For me, the idea is linked to our nature. We are innate social beings, meaning we generally (almost exculsively) live in community, and the notion of society includes how we do that in all manner of ways; the physical, legal, financial, emotional,moral and relational senses, and any other ways we relate to each other.
 

This makes sense. We are indeed social beings. But where does our society begin and end? In our neighbourhood? Our town? Our county? Our country? Europe?

Society is such a huge, all-encompasing concept. In fact, it may be so huge as to be meaningless.

I realise, ccbkd, that there are many many works out there on what society actually is. I was just wondering what it is to the people who post on AAM.
 

Well, Post-Modernist theory would probably say that the notion of society is a contruct. But I'm not sure it can be labelled meaningless, which is to say it is a word without content, and empty like "sljf;aljk;" which really is meaningless, tho it just might be another of the many words for snow in Innuit!

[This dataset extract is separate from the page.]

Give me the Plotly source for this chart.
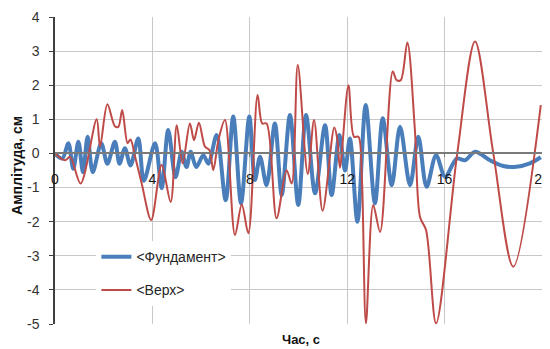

You could probalby say that the word has a multiplicity of meanings that are context -dependent. You could say it exists in an expansive or reductive idea, village, town, state, etc. Facebook, the social network, and the internet has created new ways people relate. Are they societies? Yes, if you base the idea of society on relationships, no if you assume a geographical bent.

The linguist Saussure, said that we define words by what they are not. Thus a cat is a cat, because it's not a mat or a bat or a rat.He also says that all signs(words & other symbols) are arbitary; the meaning is agreed within society itself; so 1 Euro is 1 Euro because we say it is, we agree it. Perhaps society is the same?